Return the whole listing, line for line, without the pictures in it.

----------------------------------------

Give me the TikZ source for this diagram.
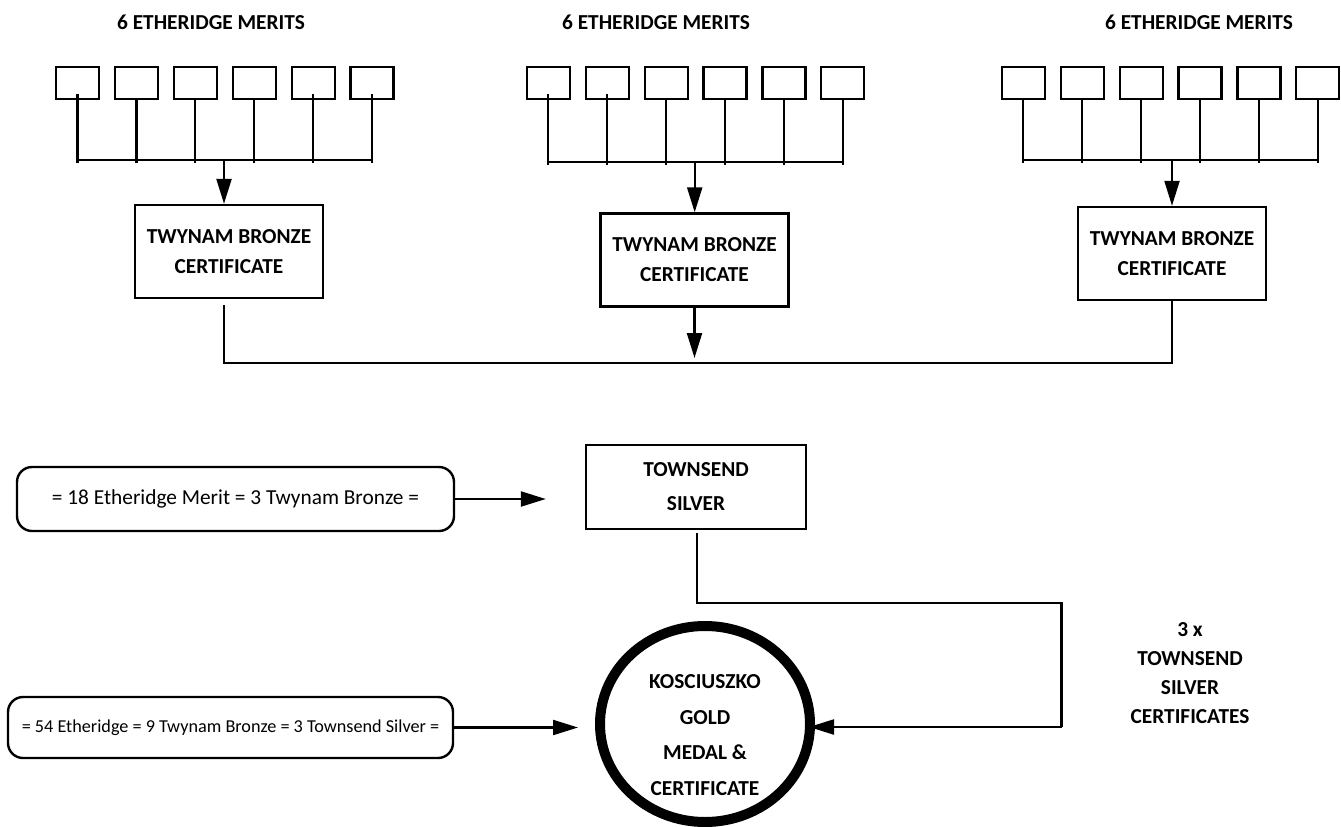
\documentclass[tikz,border=0pt]{standalone}
\usepackage{fontspec}
\setmainfont{Carlito}
\usetikzlibrary{arrows.meta,calc,shapes.geometric}
\begin{document}
\begin{tikzpicture}[x=1pt,y=-1pt,
  every node/.style={inner sep=0pt},
  lbl/.style={font=\fontsize{21.33}{29}\selectfont\bfseries, align=center},
  meritbox/.style={draw, line width=2.2pt, minimum width=43pt, minimum height=32pt},
  bronzebox/.style={draw, line width=2.4pt, minimum width=188pt, minimum height=93pt, align=center, font=\fontsize{21.33}{30}\selectfont\bfseries},
  silverbox/.style={draw, line width=2.4pt, minimum width=220pt, minimum height=84pt, align=center, font=\fontsize{21.33}{34}\selectfont\bfseries},
  eqbox/.style={draw, line width=2.4pt, rounded corners=15pt, font=\fontsize{21.33}{26}\selectfont},
  goldring/.style={draw, ellipse, line width=10pt, minimum width=210pt, minimum height=196pt},
  wire/.style={line width=2.2pt},
  arr/.style={line width=2.2pt, -{Triangle[length=25pt,width=15pt]}}
]
\useasboundingbox (0,0) rectangle (1341,827);

% titles
\node[lbl] (t1) at (211,22) {6 ETHERIDGE MERITS};
\node[lbl] (t2) at (656,22) {6 ETHERIDGE MERITS};
\node[lbl] (t3) at (1199,22) {6 ETHERIDGE MERITS};

% merit boxes and buses
\foreach \g/\xo/\by in {1/77.5/160, 2/548.3/161.7, 3/1023.3/160} {
  \foreach \i in {1,...,6} {
    \node[meritbox] (g\g m\i) at ({\xo+58.9*(\i-1)}, 83) {};
    \draw[wire] (g\g m\i.south) -- (g\g m\i.south |- 0,\by) -- ++(0,3);
  }
  \draw[wire] (g\g m1.south |- 0,\by) -- (g\g m6.south |- 0,\by);
}
% stubs reaching into some boxes, as in the original
\foreach \n in {g1m1,g1m5,g1m6,g2m1,g2m2}
  \draw[wire] (\n.south) -- ++(0,-6);
\coordinate (j1) at (224,160);
\coordinate (j2) at (694.7,161.7);
\coordinate (j3) at (1172,160);

% bronze boxes
\node[bronzebox] (b1) at (229,251.5) {TWYNAM BRONZE\\CERTIFICATE};
\node[bronzebox] (b2) at (694.5,260) {TWYNAM BRONZE\\CERTIFICATE};
\node[bronzebox] (b3) at (1172,253.5) {TWYNAM BRONZE\\CERTIFICATE};

\draw[arr] (j1) -- (j1 |- b1.north);
\draw[arr] (j2) -- (j2 |- b2.north);
\draw[arr] (j3) -- (j3 |- b3.north);

% collecting line
\coordinate (h1) at (224,363);
\coordinate (h3) at (1172,363);
\draw[wire, shorten <=6pt] (j1 |- b1.south) -- (h1) -- (h3) -- (j3 |- b3.south);
\draw[arr, shorten >=5pt] (b2.south) -- (b2.south |- h1);

% townsend silver
\node[silverbox] (ts) at (696,487) {TOWNSEND\\SILVER};
\node[eqbox, minimum width=437pt, minimum height=64pt] (eq1) at (235.5,499) {= 18 Etheridge Merit = 3 Twynam Bronze =};
\draw[arr, shorten >=39pt] (eq1.east) -- (eq1.east -| ts.west);

% gold
\node[goldring] (gold) at (705,724) {};
\node[lbl, font=\fontsize{21.33}{35.7}\selectfont\bfseries] (goldtxt) at (705,735) {KOSCIUSZKO\\GOLD\\MEDAL \&\\CERTIFICATE};
\node[eqbox, font=\fontsize{18.2}{24}\selectfont, minimum width=445pt, minimum height=61pt] (eq2) at (230.5,727.5) {= 54 Etheridge = 9 Twynam Bronze = 3 Townsend Silver =};
\draw[arr, shorten >=17pt] (eq2.east) -- (eq2.east -| gold.west);

\coordinate (s1) at (697.3,602.7);
\coordinate (s2) at (1061.5,602.7);
\coordinate (s3) at (1061.5,727);
\draw[wire, shorten <=3pt] (s1 |- ts.south) -- (s1) -- (s2) -- (s3);
\draw[arr, shorten >=-6pt] (s3) -- (s3 -| gold.east);

\node[lbl] (note) at (1190,673) {3 x\\TOWNSEND\\SILVER\\CERTIFICATES};
\end{tikzpicture}
\end{document}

----------------------------------------

**Task output**
Give me the TikZ source for this diagram.
\documentclass[tikz,border=0pt]{standalone}
\usepackage{fontspec}
\setmainfont{Carlito}
\usetikzlibrary{arrows.meta,calc,shapes.geometric}
\begin{document}
\begin{tikzpicture}[x=1pt,y=-1pt,
  every node/.style={inner sep=0pt},
  lbl/.style={font=\fontsize{21.33}{29}\selectfont\bfseries, align=center},
  meritbox/.style={draw, line width=2.2pt, minimum width=43pt, minimum height=32pt},
  bronzebox/.style={draw, line width=2.4pt, minimum width=188pt, minimum height=93pt, align=center, font=\fontsize{21.33}{30}\selectfont\bfseries},
  silverbox/.style={draw, line width=2.4pt, minimum width=220pt, minimum height=84pt, align=center, font=\fontsize{21.33}{34}\selectfont\bfseries},
  eqbox/.style={draw, line width=2.4pt, rounded corners=15pt, font=\fontsize{21.33}{26}\selectfont},
  goldring/.style={draw, ellipse, line width=10pt, minimum width=210pt, minimum height=196pt},
  wire/.style={line width=2.2pt},
  arr/.style={line width=2.2pt, -{Triangle[length=25pt,width=15pt]}}
]
\useasboundingbox (0,0) rectangle (1341,827);

% titles
\node[lbl] (t1) at (211,22) {6 ETHERIDGE MERITS};
\node[lbl] (t2) at (656,22) {6 ETHERIDGE MERITS};
\node[lbl] (t3) at (1199,22) {6 ETHERIDGE MERITS};

% merit boxes and buses
\foreach \g/\xo/\by in {1/77.5/160, 2/548.3/161.7, 3/1023.3/160} {
  \foreach \i in {1,...,6} {
    \node[meritbox] (g\g m\i) at ({\xo+58.9*(\i-1)}, 83) {};
    \draw[wire] (g\g m\i.south) -- (g\g m\i.south |- 0,\by) -- ++(0,3);
  }
  \draw[wire] (g\g m1.south |- 0,\by) -- (g\g m6.south |- 0,\by);
}
% stubs reaching into some boxes, as in the original
\foreach \n in {g1m1,g1m5,g1m6,g2m1,g2m2}
  \draw[wire] (\n.south) -- ++(0,-6);
\coordinate (j1) at (224,160);
\coordinate (j2) at (694.7,161.7);
\coordinate (j3) at (1172,160);

% bronze boxes
\node[bronzebox] (b1) at (229,251.5) {TWYNAM BRONZE\\CERTIFICATE};
\node[bronzebox] (b2) at (694.5,260) {TWYNAM BRONZE\\CERTIFICATE};
\node[bronzebox] (b3) at (1172,253.5) {TWYNAM BRONZE\\CERTIFICATE};

\draw[arr] (j1) -- (j1 |- b1.north);
\draw[arr] (j2) -- (j2 |- b2.north);
\draw[arr] (j3) -- (j3 |- b3.north);

% collecting line
\coordinate (h1) at (224,363);
\coordinate (h3) at (1172,363);
\draw[wire, shorten <=6pt] (j1 |- b1.south) -- (h1) -- (h3) -- (j3 |- b3.south);
\draw[arr, shorten >=5pt] (b2.south) -- (b2.south |- h1);

% townsend silver
\node[silverbox] (ts) at (696,487) {TOWNSEND\\SILVER};
\node[eqbox, minimum width=437pt, minimum height=64pt] (eq1) at (235.5,499) {= 18 Etheridge Merit = 3 Twynam Bronze =};
\draw[arr, shorten >=39pt] (eq1.east) -- (eq1.east -| ts.west);

% gold
\node[goldring] (gold) at (705,724) {};
\node[lbl, font=\fontsize{21.33}{35.7}\selectfont\bfseries] (goldtxt) at (705,735) {KOSCIUSZKO\\GOLD\\MEDAL \&\\CERTIFICATE};
\node[eqbox, font=\fontsize{18.2}{24}\selectfont, minimum width=445pt, minimum height=61pt] (eq2) at (230.5,727.5) {= 54 Etheridge = 9 Twynam Bronze = 3 Townsend Silver =};
\draw[arr, shorten >=17pt] (eq2.east) -- (eq2.east -| gold.west);

\coordinate (s1) at (697.3,602.7);
\coordinate (s2) at (1061.5,602.7);
\coordinate (s3) at (1061.5,727);
\draw[wire, shorten <=3pt] (s1 |- ts.south) -- (s1) -- (s2) -- (s3);
\draw[arr, shorten >=-6pt] (s3) -- (s3 -| gold.east);

\node[lbl] (note) at (1190,673) {3 x\\TOWNSEND\\SILVER\\CERTIFICATES};
\end{tikzpicture}
\end{document}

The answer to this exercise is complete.